You state, ‘Every govt surplus is followed by depressions.’
Really? Possibly because much of the surplus was due to artificial economic growth caused by keeping central bank credit too cheap and too easy for too long, that causes misallocation in the economy and creates bubbles which have a tendency to pop…as was the case in 1999 and most recently in 2007/8/
I live in Hong Kong, we run surpluses all the time…the government simply rebates back my tax. Our last surplus was in 2008…we have had no recession…unemployment is 3%, 1.7% if you include part time work. Median salaries on a PPP basis are higher than in the US. And we run consistent trade deficits. How do you explain it? BTW, we are tied to the US dollar not the RMB so we inherit US monetary policy, not China’s.
Kai
It is much better to have real growth and live within our means.
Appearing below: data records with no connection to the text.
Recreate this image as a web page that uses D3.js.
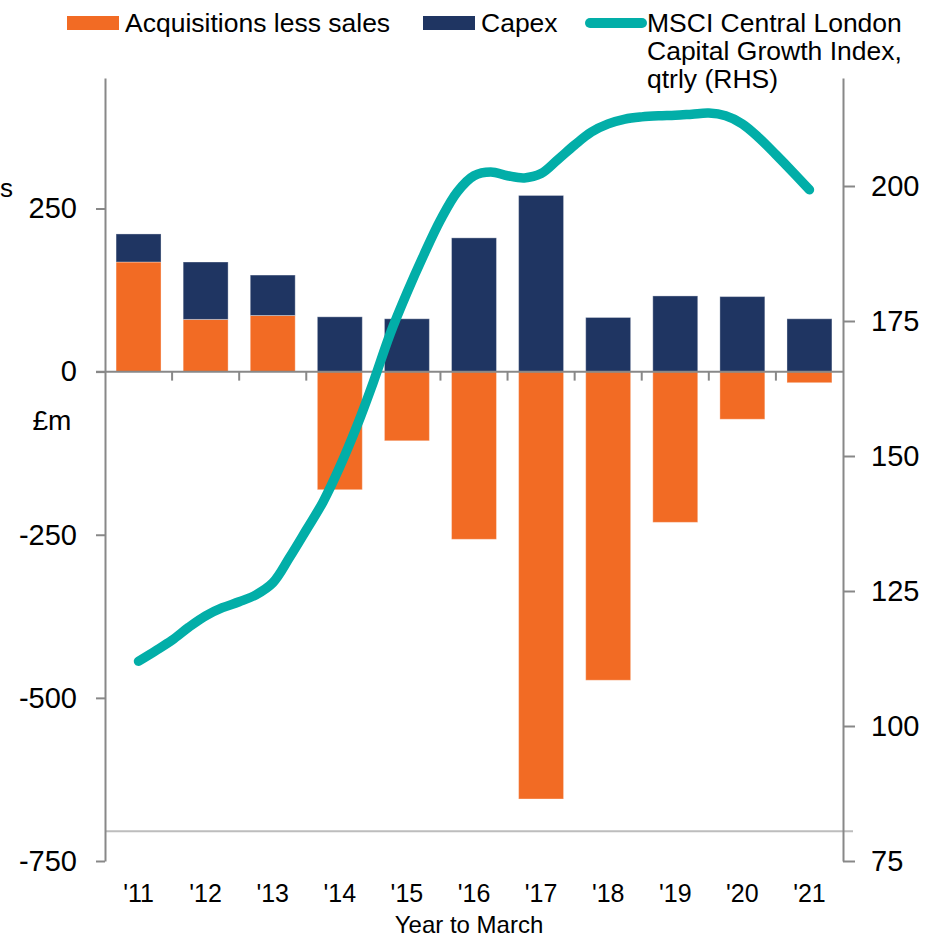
<!DOCTYPE html>
<html>
<head>
<meta charset="utf-8">
<script src="https://cdn.jsdelivr.net/npm/d3@7"></script>
<style>
    html, body { margin: 0; padding: 0; background: #fff; }
    svg { display: block; font-family: "Liberation Sans", Arial, sans-serif; }
</style>
</head>
<body>
<svg id="chart" width="928" height="939"></svg>
<script>
// values, £m and index points
const years = ["'11", "'12", "'13", "'14", "'15", "'16", "'17", "'18", "'19", "'20", "'21"];
const acquisitionsLessSales = [168, 80, 86, -181, -106, -257, -655, -473, -231, -73, -17];
const capex = [43, 88, 62, 84, 81, 205, 270, 83, 116, 115, 81];
// MSCI Central London capital growth index, quarterly from '11 to '21
const msciIndex = [
    112.0, 113.9, 115.9, 118.3,
    120.4, 121.9, 123.0, 124.3,
    126.5, 131.2, 136.3, 141.5,
    148.0, 155.4, 163.7, 172.6,
    180.2, 187.2, 193.7, 198.9,
    201.9, 202.6, 201.9, 201.5,
    202.3, 204.9, 207.6, 210.0,
    211.5, 212.4, 212.8, 213.0,
    213.1, 213.3, 213.5, 213.0,
    211.5, 208.9, 205.8, 202.6,
    199.3
];
const leftTicks = [250, 0, -250, -500, -750];
const rightTicks = [200, 175, 150, 125, 100, 75];
const floorValue = 80.5;

const colors = { acq: "#f26b24", capex: "#1f3562", msci: "#02aea8", axis: "#888888", floor: "#bdbdbd", text: "#000" };

const svg = d3.select("#chart");

const x = d3.scaleBand()
    .domain(years)
    .range([105, 843])
    .paddingInner(0.33)
    .paddingOuter(0.165);

const yLeft = d3.scaleLinear().domain([-750, 450]).range([861, 78]);
const yRight = d3.scaleLinear().domain([75, 220]).range([861, 78]);

// quarter position -> x, from centre of first year to centre of last year
const xQuarter = d3.scaleLinear()
    .domain([0, years.length - 1])
    .range([x(years[0]) + x.bandwidth() / 2, x(years[years.length - 1]) + x.bandwidth() / 2]);

// floor line
svg.append("line")
    .attr("x1", 105).attr("x2", 853)
    .attr("y1", yRight(floorValue)).attr("y2", yRight(floorValue))
    .attr("stroke", colors.floor).attr("stroke-width", 2);

// bars
const bars = years.map((year, i) => {
    const a = acquisitionsLessSales[i];
    const base = Math.max(a, 0);
    return { year, a, c0: base, c1: base + capex[i] };
});

const barLayer = svg.append("g").attr("class", "bars");

barLayer.selectAll("rect.acq")
    .data(bars)
    .join("rect")
    .attr("class", "acq")
    .attr("x", d => x(d.year))
    .attr("width", x.bandwidth())
    .attr("y", d => yLeft(Math.max(d.a, 0)))
    .attr("height", d => Math.abs(yLeft(d.a) - yLeft(0)))
    .attr("fill", colors.acq)
    .attr("stroke", "rgba(255,255,255,0.35)")
    .attr("stroke-width", 1);

barLayer.selectAll("rect.capex")
    .data(bars)
    .join("rect")
    .attr("class", "capex")
    .attr("x", d => x(d.year))
    .attr("width", x.bandwidth())
    .attr("y", d => yLeft(d.c1))
    .attr("height", d => yLeft(d.c0) - yLeft(d.c1))
    .attr("fill", colors.capex)
    .attr("stroke", "rgba(255,255,255,0.35)")
    .attr("stroke-width", 1);

// left axis (plain hyphen for negatives, as in the original)
const leftAxis = svg.append("g")
    .attr("transform", "translate(105,0)")
    .call(d3.axisLeft(yLeft).tickValues(leftTicks).tickFormat(d => String(d))
        .tickSize(9).tickSizeOuter(0).tickPadding(19));

// right axis
const rightAxis = svg.append("g")
    .attr("transform", "translate(843,0)")
    .call(d3.axisRight(yRight).tickValues(rightTicks).tickFormat(d => String(d))
        .tickSize(12).tickSizeOuter(0).tickPadding(16));

[leftAxis, rightAxis].forEach(g => {
    g.select(".domain").attr("stroke", colors.axis).attr("stroke-width", 2);
    g.selectAll(".tick line").attr("stroke", colors.axis).attr("stroke-width", 2);
    g.selectAll(".tick text")
        .attr("fill", colors.text)
        .style("font-size", "29px")
        .style("font-family", "'Liberation Sans', Arial, sans-serif");
});

// zero line with category boundary ticks
const zeroY = yLeft(0);
svg.append("line")
    .attr("x1", 96).attr("x2", 843)
    .attr("y1", zeroY).attr("y2", zeroY)
    .attr("stroke", colors.axis).attr("stroke-width", 2);

svg.append("g")
    .selectAll("line")
    .data(years.slice(1))
    .join("line")
    .attr("x1", d => x(d) - x.step() * x.paddingInner() / 2)
    .attr("x2", d => x(d) - x.step() * x.paddingInner() / 2)
    .attr("y1", zeroY).attr("y2", zeroY + 9)
    .attr("stroke", colors.axis).attr("stroke-width", 2);

// category labels
svg.append("g")
    .selectAll("text")
    .data(years)
    .join("text")
    .attr("x", d => x(d) + x.bandwidth() / 2)
    .attr("y", 902)
    .attr("text-anchor", "middle")
    .style("font-size", "25px")
    .text(d => d);

svg.append("text")
    .attr("x", 469).attr("y", 933)
    .attr("text-anchor", "middle")
    .style("font-size", "24px")
    .text("Year to March");

svg.append("text")
    .attr("x", 52).attr("y", 430)
    .attr("text-anchor", "middle")
    .style("font-size", "28px")
    .text("£m");

// remnant of a label at the left edge
svg.append("text")
    .attr("x", 0).attr("y", 197)
    .style("font-size", "26px")
    .text("s");

// MSCI line
const line = d3.line()
    .x((d, i) => xQuarter(i / 4))
    .y(d => yRight(d))
    .curve(d3.curveCatmullRom);

svg.append("path")
    .datum(msciIndex)
    .attr("d", line)
    .attr("fill", "none")
    .attr("stroke", colors.msci)
    .attr("stroke-width", 9.5)
    .attr("stroke-linecap", "round")
    .attr("stroke-linejoin", "round");

// legend
const legend = svg.append("g").style("font-size", "26.5px");

legend.append("rect").attr("x", 67).attr("y", 16).attr("width", 52).attr("height", 14).attr("fill", colors.acq);
legend.append("text").attr("x", 125).attr("y", 32).text("Acquisitions less sales");

legend.append("rect").attr("x", 423).attr("y", 16).attr("width", 52).attr("height", 14).attr("fill", colors.capex);
legend.append("text").attr("x", 481).attr("y", 32).text("Capex");

legend.append("line")
    .attr("x1", 590).attr("x2", 642).attr("y1", 23).attr("y2", 23)
    .attr("stroke", colors.msci).attr("stroke-width", 10).attr("stroke-linecap", "round");
const msciLabel = legend.append("text").attr("x", 647).attr("y", 32);
["MSCI Central London", "Capital Growth Index,", "qtrly (RHS)"].forEach((t, i) => {
    msciLabel.append("tspan").attr("x", 647).attr("dy", i === 0 ? 0 : 28).text(t);
});
</script>
</body>
</html>
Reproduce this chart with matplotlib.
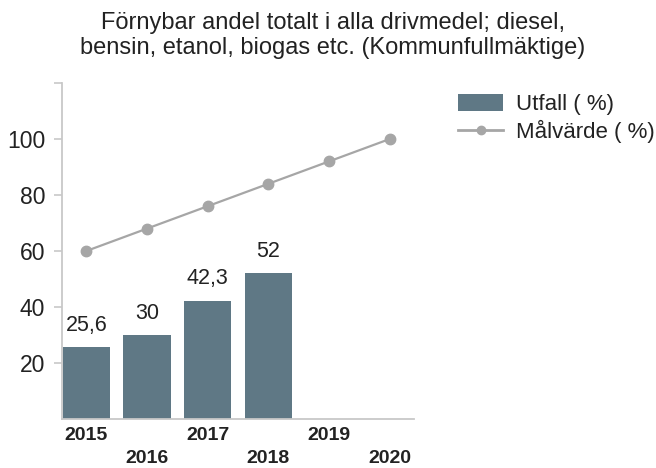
import matplotlib
matplotlib.use("Agg")
import matplotlib.pyplot as plt
from matplotlib.lines import Line2D
from matplotlib.patches import Patch

plt.rcParams['font.family'] = ['Liberation Sans', 'DejaVu Sans']

years = ["2015", "2016", "2017", "2018", "2019", "2020"]
utfall = [25.6, 30, 42.3, 52]
utfall_labels = ["25,6", "30", "42,3", "52"]
malvarde = [60, 68, 76, 84, 92, 100]
yticks = [20, 40, 60, 80, 100]
title = "Förnybar andel totalt i alla drivmedel; diesel,\nbensin, etanol, biogas etc. (Kommunfullmäktige)"

bar_color = "#5f7885"
line_color = "#a6a6a6"
axis_color = "#c8c8c8"
text_color = "#222222"

fig = plt.figure(figsize=(6.56, 4.68), dpi=100)
ax = fig.add_axes([0.0945, 0.1047, 0.5365, 0.7179])

x = list(range(len(years)))
ax.bar(x[:len(utfall)], utfall, width=0.78, color=bar_color, zorder=2)
for xi, v, lab in zip(x, utfall, utfall_labels):
    ax.text(xi, v + 4, lab, ha="center", va="bottom", fontsize=15.5, color=text_color)
ax.plot(x, malvarde, color=line_color, marker="o", markersize=7.5, linewidth=1.6, zorder=3)

ax.set_xlim(-0.4, 5.4)
ax.set_ylim(0, 120)
ax.set_yticks(yticks + [120])
ax.set_yticklabels([str(t) for t in yticks] + [""], fontsize=16.5, color=text_color)
ax.set_xticks(x)
ax.set_xticklabels([y if i % 2 == 0 else "\n" + y for i, y in enumerate(years)],
                   fontsize=14, fontweight="bold", color=text_color, linespacing=1.45)
ax.tick_params(axis="x", length=0, pad=6)
ax.tick_params(axis="y", length=6, width=1.2, color=axis_color, pad=6)

for s in ["top", "right"]:
    ax.spines[s].set_visible(False)
ax.spines["left"].set_color(axis_color)
ax.spines["bottom"].set_color(axis_color)
ax.spines["left"].set_linewidth(1.3)
ax.spines["bottom"].set_linewidth(1.3)

fig.text(0.507, 0.974, title, ha="center", va="top", fontsize=17, color=text_color, linespacing=1.18)

handles = [Patch(facecolor=bar_color, edgecolor="none", label="Utfall ( %)"),
           Line2D([0], [0], color=line_color, marker="o", markersize=6, linewidth=2, label="Målvärde ( %)")]
fig.legend(handles=handles, loc="upper left", bbox_to_anchor=(0.698, 0.8), frameon=False,
           borderpad=0, borderaxespad=0,
           fontsize=16, handlelength=2.05, handleheight=0.86, handletextpad=0.55, labelspacing=0.22,
           labelcolor=text_color)

fig.savefig("out.png", dpi=100)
Also imagine what it would be like if the US Senate had to have 100% agreement before anything could be passed.
Republicans do NOT want the US to be like Europe -- they generally want smaller government and less spending, not socialized federal programs such as Obamacare. You must not have good analytical skills.
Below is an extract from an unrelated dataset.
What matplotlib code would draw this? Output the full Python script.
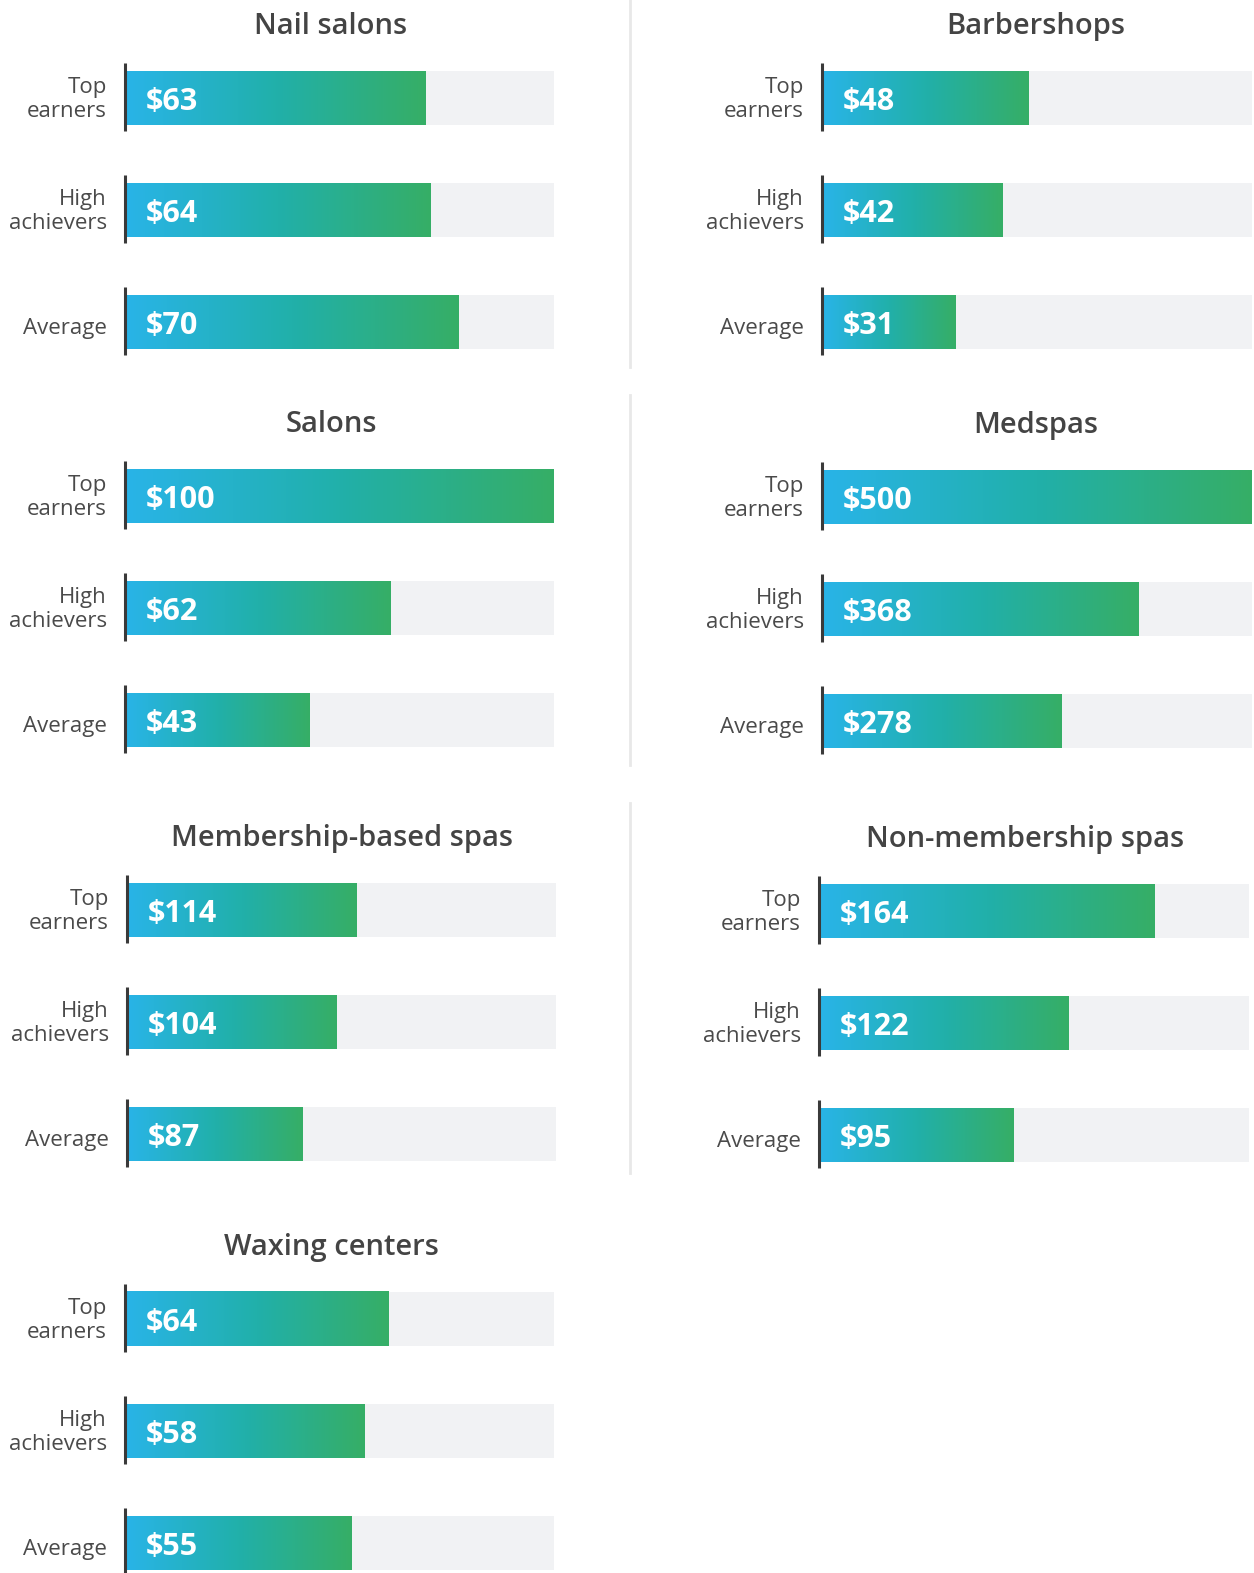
import numpy as np
import matplotlib.pyplot as plt
from matplotlib.colors import LinearSegmentedColormap
from matplotlib.lines import Line2D
from matplotlib.transforms import offset_copy

plt.rcParams['font.family'] = ['Open Sans', 'DejaVu Sans']

W, H = 1254, 1573

# data
panels = ['Nail salons', 'Barbershops', 'Salons', 'Medspas',
          'Membership-based spas', 'Non-membership spas', 'Waxing centers']
groups = ['Top\nearners', 'High\nachievers', 'Average']
nail_salons = [63, 64, 70]
barbershops = [48, 42, 31]
salons = [100, 62, 43]
medspas = [500, 368, 278]
membership_spas = [114, 104, 87]
non_membership_spas = [164, 122, 95]
waxing_centers = [64, 58, 55]
values = [nail_salons, barbershops, salons, medspas,
          membership_spas, non_membership_spas, waxing_centers]
# full width of the grey track for each panel
scale_max = [90, 100, 100, 500, 213, 210, 104]

# layout in pixels: track left, track right, first bar centre, title centre x
layout = [
    (125, 554, 98, 331),
    (822, 1252, 98, 1036),
    (125, 554, 496, 331),
    (822, 1252, 497, 1036),
    (127, 556, 910, 342),
    (819, 1249, 911, 1025),
    (125, 554, 1319, 331),
]
step = 112  # px between bar centres
bh = 54 / step

cmap = LinearSegmentedColormap.from_list(
    'bar', ['#29b4e8', '#21b0aa', '#36ae66'])
grad = np.linspace(0, 1, 256).reshape(1, -1)

fig = plt.figure(figsize=(W / 100, H / 100), dpi=100)

for name, vals, vmax, (x0, x1, yc, tx) in zip(panels, values, scale_max, layout):
    top = yc - step / 2
    ax = fig.add_axes([x0 / W, 1 - (top + 3 * step) / H, (x1 - x0) / W, 3 * step / H])
    ax.axis('off')
    for i, v in enumerate(vals):
        ax.barh(i, vmax, height=bh, color='#f1f2f4', zorder=1)
        ax.imshow(grad, extent=[0, v, i + bh / 2, i - bh / 2], cmap=cmap,
                  aspect='auto', interpolation='bicubic', zorder=2)
        ax.vlines(0, i - bh / 2 - 8 / step, i + bh / 2 + 6 / step,
                  colors='#3a3a3a', lw=2.2, zorder=3, clip_on=False)
        tr = offset_copy(ax.transData, fig, x=21, y=-12, units='dots')
        ax.text(0, i, f'${v}', transform=tr, color='white', fontsize=22,
                fontweight='bold', va='baseline', ha='left', zorder=4)
        lines = groups[i].split('\n')
        offs = [-5, 19] if len(lines) == 2 else [12]
        for ln, off in zip(lines, offs):
            tr = offset_copy(ax.transData, fig, x=-18, y=-off, units='dots')
            ax.text(0, i, ln, transform=tr, color='#4a4a4a', fontsize=16,
                    va='baseline', ha='right', clip_on=False)
    ax.set_xlim(0, vmax)
    ax.set_ylim(2.5, -0.5)
    fig.text(tx / W, 1 - (yc - 64) / H, name, ha='center', va='baseline',
             fontsize=21, fontweight='semibold', color='#444444')

# light separators between the columns
for y0, y1 in [(0, 367), (395, 765), (803, 1173)]:
    fig.add_artist(Line2D([630 / W, 630 / W], [1 - y0 / H, 1 - y1 / H],
                          color='#e8e8e8', lw=2, transform=fig.transFigure))

fig.savefig('out.png', dpi=100, facecolor='white')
He and his wife paid me a visit in NY last month and he finally admitted that I was right and that he had been wrong. Even Gemans recognize that the Eurozone, as presently designed, is ineffectual and unsustainable. 2012 will be the beginning of the end of the Eurozone as we know it and we will all be better off for it. I predict that many EU countries will leave the Eurozone or it will be tiered into different zones of differing values.
It's the end of the world as we know it and I feel fine...lalalala
Greece has been guilty of spending more than it takes in all along. But that's due in large part to Greek citizens not paying their taxes. There is an untaxed "shadow economy" in Greece that is estimated to be as large as 30 percent of the reported GDP. If taxes were collected from the Greece's "shadow economy", Greece's deficit would fall from 13% of their GDP to 4%.
http://www.forbes.com/2010/05/14/greece-taxes-debt-opinions-contributors-richard-murphy.html
And contrary to what conservatives would like people to believe, the other European countries with debt problems weren't profligate spenders. Spain and Ireland actually had budget surpluses before the global economic collapse in 2008, and much of their current deficits are due to bailing out their banks.
Italy has a high debt, but a relatively low deficit of 4.6 percent of GDP. And unlike other countries, Italy's debt is held mostly by Italians rather than foreign investors.
Like here in the U.S., European countries continues to suffer from the Republican Recession. Unemployment is up, so tax receipts are down. What the European Central Bank is insisting on is that countries with high debt take "austerity measures". In other words, ECB officials believe that adopting contractionary economic policies will do something other than cause economies to contract.
http://rodgermmitchell.wordpress.com/2011/12/25/italy-tries-to-grow-their-economy-by-taking-money-from-their-economy-huh/
ECB is lending Money to all the Losers in Europe, ECB will own much of the PIGS.
Write downs of PIGS Assets will be subsantial, 50 % for most of them.
It will take ten years to recover.
putin laughs all the way to the bank. the surprise will be when germany and france and italy will hold back from supporting obama until after election in taking out iran nuke sites. the election will be won and support for the euro will not be found.
Tick, tick, tick. . . .
Government overspending (particularly in the South) is cited at the villain. First, such overspending has not only occurred in the South and, secondly, that overspending was relatively manageable compared with the overspending of entire economies. The huge current account deficits only underline that value creation had moved to the North and value consumption to the South. And this was only possible because the re-allocators of capital (banks, etc.) did a lousy job at re-allocating capital: they wasted capital by lending it to people/economies that spent the funds on consumption.
If we know the causes of trouble, all we need to do is to reverse them if we want improvement. That means: value creation has to be moved to the South again and the North needs to consume more of that Southern value creation (and live with a little less value creation on its own). To move into that direction should be the policy goal of all policy makers!